Task brief: Can you set down, exactly as they appear below, the lines from the opening of the material through the one bearing "data = [(counts_A, pct_A), (counts_B, pct_B)]", minus the pictures?

##########

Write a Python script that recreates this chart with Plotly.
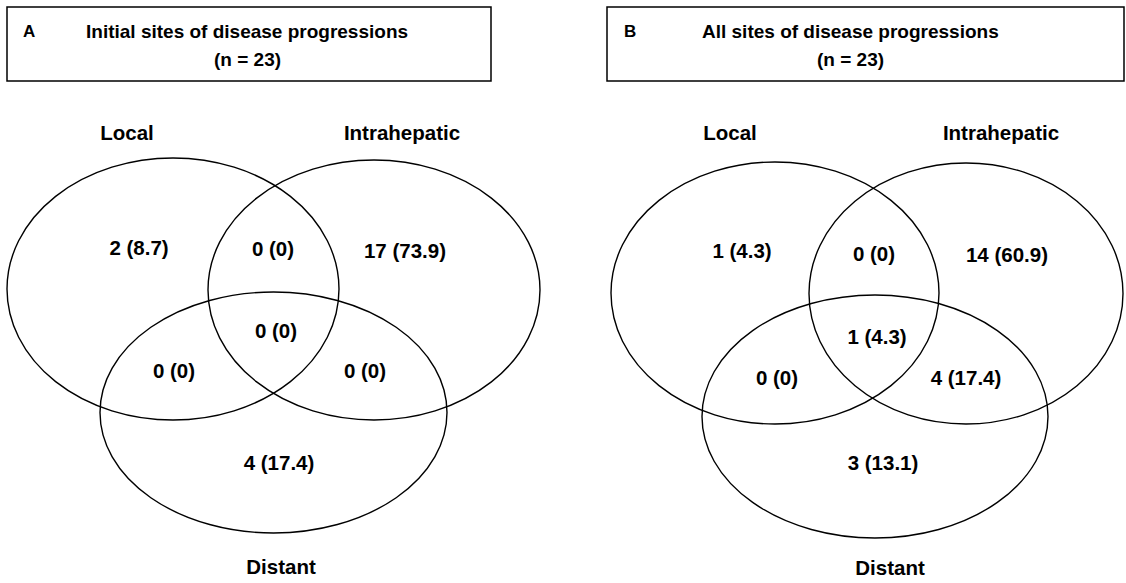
import plotly.graph_objects as go

# ---- data ----
set_names = ["Local", "Intrahepatic", "Distant"]
regions = ["Local only", "Local+Intrahepatic", "Intrahepatic only", "All three",
           "Local+Distant", "Intrahepatic+Distant", "Distant only"]
counts_A = [2, 0, 17, 0, 0, 0, 4]
pct_A = [8.7, 0, 73.9, 0, 0, 0, 17.4]
counts_B = [1, 0, 14, 1, 0, 4, 3]
pct_B = [4.3, 0, 60.9, 4.3, 0, 17.4, 13.1]
panel_letters = ["A", "B"]
panel_titles = ["Initial sites of disease progressions", "All sites of disease progressions"]
n_total = [23, 23]

# ---- layout (pixel coordinates) ----
W, H = 1126, 583
FONT = "Liberation Sans, Arial"
panels = [
    dict(box=(7, 7, 491, 81), letter_x=29, title_x=247,
         ellipses=[(7, 158, 339, 420), (208, 160, 540, 420), (100, 292, 447, 533)],
         set_pos=[(127, 135), (402, 135), (281, 569)],
         reg_pos=[(139, 250), (273, 251), (405, 253), (276, 333), (174, 373), (365, 373), (279, 465)]),
    dict(box=(607, 7, 1124, 81), letter_x=630, title_x=850,
         ellipses=[(611, 162, 939, 424), (809, 163, 1123, 424), (702, 295, 1048, 538)],
         set_pos=[(730, 135), (1001, 135), (890, 570)],
         reg_pos=[(742, 253), (874, 256), (1007, 257), (877, 339), (777, 380), (966, 380), (883, 465)]),
]
data = [(counts_A, pct_A), (counts_B, pct_B)]

fig = go.Figure()
shapes = []
annotations = []
for i, p in enumerate(panels):
    x0, y0, x1, y1 = p["box"]
    shapes.append(dict(type="rect", xref="x", yref="y", x0=x0, y0=y0, x1=x1, y1=y1,
                       line=dict(color="black", width=1.5)))
    for (ex0, ey0, ex1, ey1) in p["ellipses"]:
        shapes.append(dict(type="circle", xref="x", yref="y", x0=ex0, y0=ey0, x1=ex1, y1=ey1,
                           line=dict(color="black", width=1.4)))
    annotations.append(dict(x=p["letter_x"], y=31, xref="x", yref="y", text="<b>%s</b>" % panel_letters[i],
                            showarrow=False, font=dict(family=FONT, size=17, color="black")))
    annotations.append(dict(x=p["title_x"], y=31, xref="x", yref="y",
                            text="<b>%s</b>" % panel_titles[i],
                            showarrow=False, font=dict(family=FONT, size=19, color="black")))
    annotations.append(dict(x=p["title_x"], y=59, xref="x", yref="y",
                            text="<b>(n = %d)</b>" % n_total[i],
                            showarrow=False, font=dict(family=FONT, size=19, color="black")))
    counts, pcts = data[i]
    labels = ["<b>%d (%s)</b>" % (c, format(pc, "g")) for c, pc in zip(counts, pcts)]
    fig.add_trace(go.Scatter(
        x=[q[0] for q in p["reg_pos"]], y=[q[1] for q in p["reg_pos"]],
        mode="text", text=labels, textposition="middle center",
        textfont=dict(family=FONT, size=20.5, color="black"),
        hoverinfo="skip", showlegend=False))
    fig.add_trace(go.Scatter(
        x=[q[0] for q in p["set_pos"]], y=[q[1] for q in p["set_pos"]],
        mode="text", text=["<b>%s</b>" % s for s in set_names], textposition="middle center",
        textfont=dict(family=FONT, size=20.5, color="black"),
        hoverinfo="skip", showlegend=False, cliponaxis=False))

fig.update_layout(
    width=W, height=H, margin=dict(l=0, r=0, t=0, b=0),
    paper_bgcolor="white", plot_bgcolor="white",
    shapes=shapes, annotations=annotations,
    xaxis=dict(range=[0, W], visible=False, fixedrange=True),
    yaxis=dict(range=[H, 0], visible=False, fixedrange=True),
)
fig.write_html("out.html", config={"displayModeBar": False},
               post_script="document.body.style.margin='0px';document.body.style.overflow='hidden';")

##########

Result:
Write a Python script that recreates this chart with Plotly.
import plotly.graph_objects as go

# ---- data ----
set_names = ["Local", "Intrahepatic", "Distant"]
regions = ["Local only", "Local+Intrahepatic", "Intrahepatic only", "All three",
           "Local+Distant", "Intrahepatic+Distant", "Distant only"]
counts_A = [2, 0, 17, 0, 0, 0, 4]
pct_A = [8.7, 0, 73.9, 0, 0, 0, 17.4]
counts_B = [1, 0, 14, 1, 0, 4, 3]
pct_B = [4.3, 0, 60.9, 4.3, 0, 17.4, 13.1]
panel_letters = ["A", "B"]
panel_titles = ["Initial sites of disease progressions", "All sites of disease progressions"]
n_total = [23, 23]

# ---- layout (pixel coordinates) ----
W, H = 1126, 583
FONT = "Liberation Sans, Arial"
panels = [
    dict(box=(7, 7, 491, 81), letter_x=29, title_x=247,
         ellipses=[(7, 158, 339, 420), (208, 160, 540, 420), (100, 292, 447, 533)],
         set_pos=[(127, 135), (402, 135), (281, 569)],
         reg_pos=[(139, 250), (273, 251), (405, 253), (276, 333), (174, 373), (365, 373), (279, 465)]),
    dict(box=(607, 7, 1124, 81), letter_x=630, title_x=850,
         ellipses=[(611, 162, 939, 424), (809, 163, 1123, 424), (702, 295, 1048, 538)],
         set_pos=[(730, 135), (1001, 135), (890, 570)],
         reg_pos=[(742, 253), (874, 256), (1007, 257), (877, 339), (777, 380), (966, 380), (883, 465)]),
]
data = [(counts_A, pct_A), (counts_B, pct_B)]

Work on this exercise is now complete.